Task instructions: Extract, word for word, every line from the one containing "Convert this chart to Altair code." through the one containing "weeks_bhi_09 = list(range(5, 53))", with both end lines kept.

== Input material ==

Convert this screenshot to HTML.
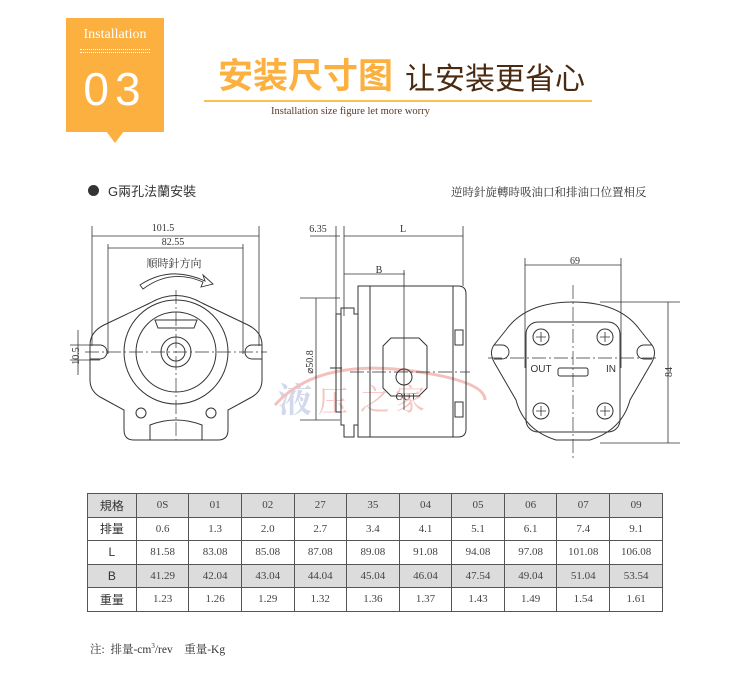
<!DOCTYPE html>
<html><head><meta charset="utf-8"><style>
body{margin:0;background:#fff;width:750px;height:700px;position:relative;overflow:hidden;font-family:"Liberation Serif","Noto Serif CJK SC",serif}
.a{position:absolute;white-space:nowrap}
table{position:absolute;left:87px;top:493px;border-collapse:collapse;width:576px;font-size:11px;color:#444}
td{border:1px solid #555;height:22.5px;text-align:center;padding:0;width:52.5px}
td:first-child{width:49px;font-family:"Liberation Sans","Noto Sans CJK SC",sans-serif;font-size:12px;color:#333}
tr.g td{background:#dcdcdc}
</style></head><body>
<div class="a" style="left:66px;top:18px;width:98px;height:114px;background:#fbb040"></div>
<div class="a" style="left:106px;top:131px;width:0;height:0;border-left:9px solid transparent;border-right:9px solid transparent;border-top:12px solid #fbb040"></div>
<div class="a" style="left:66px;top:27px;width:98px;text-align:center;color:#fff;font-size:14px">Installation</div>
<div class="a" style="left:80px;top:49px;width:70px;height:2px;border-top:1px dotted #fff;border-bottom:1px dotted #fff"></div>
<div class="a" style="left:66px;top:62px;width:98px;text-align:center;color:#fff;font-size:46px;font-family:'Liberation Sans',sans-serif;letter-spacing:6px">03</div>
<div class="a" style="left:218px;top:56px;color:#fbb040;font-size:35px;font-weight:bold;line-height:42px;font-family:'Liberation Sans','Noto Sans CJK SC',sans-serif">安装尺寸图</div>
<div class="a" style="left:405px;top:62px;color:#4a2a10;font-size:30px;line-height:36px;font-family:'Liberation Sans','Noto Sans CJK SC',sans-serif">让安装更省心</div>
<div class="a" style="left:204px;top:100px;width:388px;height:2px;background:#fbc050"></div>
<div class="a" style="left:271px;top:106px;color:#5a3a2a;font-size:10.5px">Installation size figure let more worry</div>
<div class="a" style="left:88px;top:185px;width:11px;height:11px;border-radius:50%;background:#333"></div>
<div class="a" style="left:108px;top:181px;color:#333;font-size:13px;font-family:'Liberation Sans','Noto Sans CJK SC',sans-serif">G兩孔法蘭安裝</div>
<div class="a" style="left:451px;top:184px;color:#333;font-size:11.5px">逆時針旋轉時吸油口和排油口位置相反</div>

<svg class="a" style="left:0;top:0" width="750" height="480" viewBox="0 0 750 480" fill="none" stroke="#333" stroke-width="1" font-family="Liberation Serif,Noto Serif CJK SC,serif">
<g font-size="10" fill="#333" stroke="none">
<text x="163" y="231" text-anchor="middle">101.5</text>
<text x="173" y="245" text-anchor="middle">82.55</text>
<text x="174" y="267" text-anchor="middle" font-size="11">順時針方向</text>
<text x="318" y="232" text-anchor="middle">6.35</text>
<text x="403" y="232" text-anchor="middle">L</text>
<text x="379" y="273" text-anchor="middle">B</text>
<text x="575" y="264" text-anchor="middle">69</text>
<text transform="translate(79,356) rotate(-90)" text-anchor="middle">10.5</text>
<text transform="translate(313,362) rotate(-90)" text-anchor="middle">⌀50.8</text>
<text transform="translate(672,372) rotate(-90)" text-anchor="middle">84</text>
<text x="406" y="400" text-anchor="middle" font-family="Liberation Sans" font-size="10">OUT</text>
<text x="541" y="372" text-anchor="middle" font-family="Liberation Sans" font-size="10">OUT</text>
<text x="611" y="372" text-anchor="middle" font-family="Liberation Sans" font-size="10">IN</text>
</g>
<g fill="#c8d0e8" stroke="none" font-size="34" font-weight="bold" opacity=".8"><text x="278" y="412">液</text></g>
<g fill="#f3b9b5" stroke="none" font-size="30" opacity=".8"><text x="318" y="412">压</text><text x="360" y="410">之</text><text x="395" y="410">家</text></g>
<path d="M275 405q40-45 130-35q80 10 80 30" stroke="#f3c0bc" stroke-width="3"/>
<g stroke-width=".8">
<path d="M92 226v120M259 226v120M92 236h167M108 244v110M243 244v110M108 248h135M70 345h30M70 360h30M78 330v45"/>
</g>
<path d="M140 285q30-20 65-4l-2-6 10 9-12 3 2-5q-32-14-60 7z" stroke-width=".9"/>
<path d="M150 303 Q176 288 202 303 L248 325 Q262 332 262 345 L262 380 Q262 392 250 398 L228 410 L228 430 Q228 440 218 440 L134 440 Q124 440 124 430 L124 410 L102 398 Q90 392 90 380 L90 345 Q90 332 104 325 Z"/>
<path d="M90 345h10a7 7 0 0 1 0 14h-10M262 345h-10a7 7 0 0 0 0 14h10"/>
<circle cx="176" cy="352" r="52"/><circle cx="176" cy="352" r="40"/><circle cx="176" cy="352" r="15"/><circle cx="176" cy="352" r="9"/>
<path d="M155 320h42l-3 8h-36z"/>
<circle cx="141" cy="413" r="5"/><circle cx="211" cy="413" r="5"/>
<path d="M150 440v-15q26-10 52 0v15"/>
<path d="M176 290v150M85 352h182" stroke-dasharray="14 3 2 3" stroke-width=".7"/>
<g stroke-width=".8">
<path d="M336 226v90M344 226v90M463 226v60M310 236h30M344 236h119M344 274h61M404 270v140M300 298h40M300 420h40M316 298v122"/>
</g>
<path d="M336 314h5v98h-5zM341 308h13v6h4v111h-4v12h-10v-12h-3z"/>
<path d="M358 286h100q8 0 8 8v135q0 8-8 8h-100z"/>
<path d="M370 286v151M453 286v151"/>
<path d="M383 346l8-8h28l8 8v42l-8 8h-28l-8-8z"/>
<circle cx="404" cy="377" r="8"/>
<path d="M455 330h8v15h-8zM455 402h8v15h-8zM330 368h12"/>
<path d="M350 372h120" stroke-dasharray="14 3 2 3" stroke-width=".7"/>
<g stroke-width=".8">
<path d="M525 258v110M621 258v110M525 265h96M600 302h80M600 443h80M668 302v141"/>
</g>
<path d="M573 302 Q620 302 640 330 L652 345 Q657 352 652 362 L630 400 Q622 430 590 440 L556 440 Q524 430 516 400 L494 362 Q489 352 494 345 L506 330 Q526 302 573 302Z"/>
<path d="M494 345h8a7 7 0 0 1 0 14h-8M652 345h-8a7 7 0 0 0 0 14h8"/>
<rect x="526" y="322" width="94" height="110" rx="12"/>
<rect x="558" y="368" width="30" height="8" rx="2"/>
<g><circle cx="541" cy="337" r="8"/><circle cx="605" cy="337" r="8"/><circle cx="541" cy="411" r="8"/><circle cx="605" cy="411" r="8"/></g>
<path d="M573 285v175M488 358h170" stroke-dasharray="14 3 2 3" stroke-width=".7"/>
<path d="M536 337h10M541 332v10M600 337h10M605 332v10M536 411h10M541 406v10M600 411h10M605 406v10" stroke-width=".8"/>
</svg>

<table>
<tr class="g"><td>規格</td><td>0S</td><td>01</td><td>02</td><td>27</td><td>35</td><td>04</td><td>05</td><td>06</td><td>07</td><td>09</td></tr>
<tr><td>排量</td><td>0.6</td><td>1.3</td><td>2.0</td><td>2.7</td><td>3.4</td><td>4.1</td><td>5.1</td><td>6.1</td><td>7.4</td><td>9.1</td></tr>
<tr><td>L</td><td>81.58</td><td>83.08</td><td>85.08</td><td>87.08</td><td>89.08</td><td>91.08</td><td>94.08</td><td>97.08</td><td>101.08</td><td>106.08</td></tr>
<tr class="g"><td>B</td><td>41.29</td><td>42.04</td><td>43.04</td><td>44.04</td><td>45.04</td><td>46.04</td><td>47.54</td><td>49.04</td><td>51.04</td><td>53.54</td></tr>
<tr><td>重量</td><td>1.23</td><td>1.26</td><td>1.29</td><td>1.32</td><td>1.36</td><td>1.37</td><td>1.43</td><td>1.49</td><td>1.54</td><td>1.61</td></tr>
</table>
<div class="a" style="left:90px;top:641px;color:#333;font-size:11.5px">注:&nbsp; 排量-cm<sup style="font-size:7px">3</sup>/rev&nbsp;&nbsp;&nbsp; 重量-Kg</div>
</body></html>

===
== Input material ==

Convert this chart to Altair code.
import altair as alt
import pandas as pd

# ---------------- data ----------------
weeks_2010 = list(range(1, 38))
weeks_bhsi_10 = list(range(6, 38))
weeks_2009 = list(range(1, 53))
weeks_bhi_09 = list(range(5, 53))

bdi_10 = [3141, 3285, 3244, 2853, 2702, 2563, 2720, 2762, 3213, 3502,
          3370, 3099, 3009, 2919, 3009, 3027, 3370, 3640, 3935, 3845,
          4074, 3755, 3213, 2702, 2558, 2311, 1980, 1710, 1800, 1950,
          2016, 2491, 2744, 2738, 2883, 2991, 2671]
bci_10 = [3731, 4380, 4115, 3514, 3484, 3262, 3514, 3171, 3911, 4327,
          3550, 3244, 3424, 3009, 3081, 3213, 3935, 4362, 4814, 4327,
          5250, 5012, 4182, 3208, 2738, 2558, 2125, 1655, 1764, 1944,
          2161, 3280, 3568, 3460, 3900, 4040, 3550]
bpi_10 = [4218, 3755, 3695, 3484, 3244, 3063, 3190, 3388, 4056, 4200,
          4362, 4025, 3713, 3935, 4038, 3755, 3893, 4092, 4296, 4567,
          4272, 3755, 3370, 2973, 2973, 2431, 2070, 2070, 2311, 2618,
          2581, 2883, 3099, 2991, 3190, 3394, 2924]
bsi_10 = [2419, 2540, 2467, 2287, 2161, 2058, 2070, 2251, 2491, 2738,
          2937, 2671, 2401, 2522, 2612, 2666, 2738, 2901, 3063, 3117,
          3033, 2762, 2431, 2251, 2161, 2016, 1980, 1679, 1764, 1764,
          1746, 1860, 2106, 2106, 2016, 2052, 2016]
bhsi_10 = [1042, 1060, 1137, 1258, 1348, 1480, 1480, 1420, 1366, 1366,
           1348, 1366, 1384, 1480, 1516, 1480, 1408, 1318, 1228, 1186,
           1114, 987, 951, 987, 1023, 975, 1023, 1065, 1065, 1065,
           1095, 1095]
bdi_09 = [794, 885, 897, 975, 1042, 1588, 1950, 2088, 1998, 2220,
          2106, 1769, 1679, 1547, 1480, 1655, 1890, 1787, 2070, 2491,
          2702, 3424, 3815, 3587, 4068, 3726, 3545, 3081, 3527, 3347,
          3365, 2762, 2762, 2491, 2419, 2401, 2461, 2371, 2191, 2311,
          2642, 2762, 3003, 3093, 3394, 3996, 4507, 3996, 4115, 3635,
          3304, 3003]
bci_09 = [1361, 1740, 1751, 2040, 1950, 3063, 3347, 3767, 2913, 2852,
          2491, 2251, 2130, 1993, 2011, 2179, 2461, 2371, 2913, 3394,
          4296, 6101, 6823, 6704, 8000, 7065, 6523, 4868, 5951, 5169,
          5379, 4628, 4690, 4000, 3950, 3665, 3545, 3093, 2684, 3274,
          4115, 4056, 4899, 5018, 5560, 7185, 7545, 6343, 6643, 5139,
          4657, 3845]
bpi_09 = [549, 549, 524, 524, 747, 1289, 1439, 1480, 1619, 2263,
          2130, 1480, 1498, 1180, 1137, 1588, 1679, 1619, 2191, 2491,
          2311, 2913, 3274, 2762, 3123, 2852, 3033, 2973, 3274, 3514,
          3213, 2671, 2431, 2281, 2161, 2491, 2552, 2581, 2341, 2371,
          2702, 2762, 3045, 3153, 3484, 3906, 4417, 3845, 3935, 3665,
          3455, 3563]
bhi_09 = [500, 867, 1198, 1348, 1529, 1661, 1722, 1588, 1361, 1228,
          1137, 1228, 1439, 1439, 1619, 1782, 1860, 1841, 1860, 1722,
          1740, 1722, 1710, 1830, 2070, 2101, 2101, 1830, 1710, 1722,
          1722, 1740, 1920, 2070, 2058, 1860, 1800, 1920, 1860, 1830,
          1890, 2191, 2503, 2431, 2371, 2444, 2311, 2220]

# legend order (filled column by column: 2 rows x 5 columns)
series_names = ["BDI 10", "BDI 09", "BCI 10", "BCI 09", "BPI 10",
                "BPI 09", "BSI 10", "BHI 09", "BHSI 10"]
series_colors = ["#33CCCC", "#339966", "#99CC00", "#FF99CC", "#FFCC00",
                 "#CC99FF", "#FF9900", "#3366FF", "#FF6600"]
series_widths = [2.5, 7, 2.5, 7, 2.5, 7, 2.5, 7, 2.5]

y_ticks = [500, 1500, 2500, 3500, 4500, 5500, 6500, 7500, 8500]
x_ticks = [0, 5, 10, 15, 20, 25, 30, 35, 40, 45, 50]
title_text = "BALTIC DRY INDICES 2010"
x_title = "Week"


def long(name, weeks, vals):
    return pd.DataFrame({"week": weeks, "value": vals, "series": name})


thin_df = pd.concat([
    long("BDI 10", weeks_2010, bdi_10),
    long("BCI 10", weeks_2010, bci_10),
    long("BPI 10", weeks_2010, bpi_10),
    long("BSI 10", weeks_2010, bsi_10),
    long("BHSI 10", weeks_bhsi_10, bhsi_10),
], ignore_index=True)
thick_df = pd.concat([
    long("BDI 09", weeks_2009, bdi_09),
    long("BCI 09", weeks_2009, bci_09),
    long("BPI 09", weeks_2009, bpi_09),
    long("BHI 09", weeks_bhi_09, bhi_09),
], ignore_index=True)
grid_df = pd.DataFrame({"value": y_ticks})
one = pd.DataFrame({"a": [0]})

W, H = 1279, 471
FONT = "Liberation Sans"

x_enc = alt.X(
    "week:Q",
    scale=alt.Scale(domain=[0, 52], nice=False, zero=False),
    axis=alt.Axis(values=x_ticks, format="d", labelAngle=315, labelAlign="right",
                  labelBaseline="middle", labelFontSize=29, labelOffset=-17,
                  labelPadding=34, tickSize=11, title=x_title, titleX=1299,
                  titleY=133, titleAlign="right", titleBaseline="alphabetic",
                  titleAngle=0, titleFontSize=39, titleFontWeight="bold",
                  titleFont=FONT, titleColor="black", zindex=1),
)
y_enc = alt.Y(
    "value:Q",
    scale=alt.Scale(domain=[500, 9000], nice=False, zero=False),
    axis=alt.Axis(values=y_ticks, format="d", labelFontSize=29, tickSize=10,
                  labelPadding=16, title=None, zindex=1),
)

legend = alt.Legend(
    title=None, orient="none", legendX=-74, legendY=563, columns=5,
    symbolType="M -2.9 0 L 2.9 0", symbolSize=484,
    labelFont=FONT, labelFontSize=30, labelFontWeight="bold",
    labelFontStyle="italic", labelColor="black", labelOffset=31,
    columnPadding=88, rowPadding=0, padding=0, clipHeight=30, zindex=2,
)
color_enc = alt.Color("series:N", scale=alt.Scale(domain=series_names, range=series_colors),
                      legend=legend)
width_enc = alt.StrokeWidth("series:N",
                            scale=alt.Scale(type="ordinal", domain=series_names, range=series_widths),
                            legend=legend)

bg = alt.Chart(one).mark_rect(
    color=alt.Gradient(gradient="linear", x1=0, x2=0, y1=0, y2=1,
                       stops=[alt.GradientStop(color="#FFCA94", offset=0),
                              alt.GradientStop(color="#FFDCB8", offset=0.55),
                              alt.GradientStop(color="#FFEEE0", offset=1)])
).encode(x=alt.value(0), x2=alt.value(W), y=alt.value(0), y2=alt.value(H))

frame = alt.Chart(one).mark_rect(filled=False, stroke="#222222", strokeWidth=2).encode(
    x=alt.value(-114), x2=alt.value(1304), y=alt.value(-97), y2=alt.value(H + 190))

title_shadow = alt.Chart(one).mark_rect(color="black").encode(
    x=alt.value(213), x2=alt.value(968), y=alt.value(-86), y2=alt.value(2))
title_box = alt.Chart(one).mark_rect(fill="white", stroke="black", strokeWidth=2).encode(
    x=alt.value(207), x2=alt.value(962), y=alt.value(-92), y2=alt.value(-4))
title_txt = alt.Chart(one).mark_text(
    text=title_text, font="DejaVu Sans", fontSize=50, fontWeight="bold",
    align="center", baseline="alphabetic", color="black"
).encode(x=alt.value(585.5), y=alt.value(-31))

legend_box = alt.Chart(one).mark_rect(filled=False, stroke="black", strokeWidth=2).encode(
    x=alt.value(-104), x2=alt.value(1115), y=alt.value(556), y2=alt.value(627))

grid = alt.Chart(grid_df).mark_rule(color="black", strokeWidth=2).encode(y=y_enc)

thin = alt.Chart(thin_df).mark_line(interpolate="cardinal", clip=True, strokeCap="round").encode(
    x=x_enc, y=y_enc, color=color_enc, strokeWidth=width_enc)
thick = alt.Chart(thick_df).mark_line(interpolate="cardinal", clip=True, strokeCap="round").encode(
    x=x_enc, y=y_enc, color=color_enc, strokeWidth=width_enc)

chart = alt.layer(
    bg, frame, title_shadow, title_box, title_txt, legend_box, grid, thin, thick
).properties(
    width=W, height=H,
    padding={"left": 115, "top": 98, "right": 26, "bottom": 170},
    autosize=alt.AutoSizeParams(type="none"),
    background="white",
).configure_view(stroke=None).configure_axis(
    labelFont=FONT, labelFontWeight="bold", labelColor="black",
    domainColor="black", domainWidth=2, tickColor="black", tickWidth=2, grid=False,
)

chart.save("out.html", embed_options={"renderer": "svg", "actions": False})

===

Reply:
Convert this chart to Altair code.
import altair as alt
import pandas as pd

# ---------------- data ----------------
weeks_2010 = list(range(1, 38))
weeks_bhsi_10 = list(range(6, 38))
weeks_2009 = list(range(1, 53))
weeks_bhi_09 = list(range(5, 53))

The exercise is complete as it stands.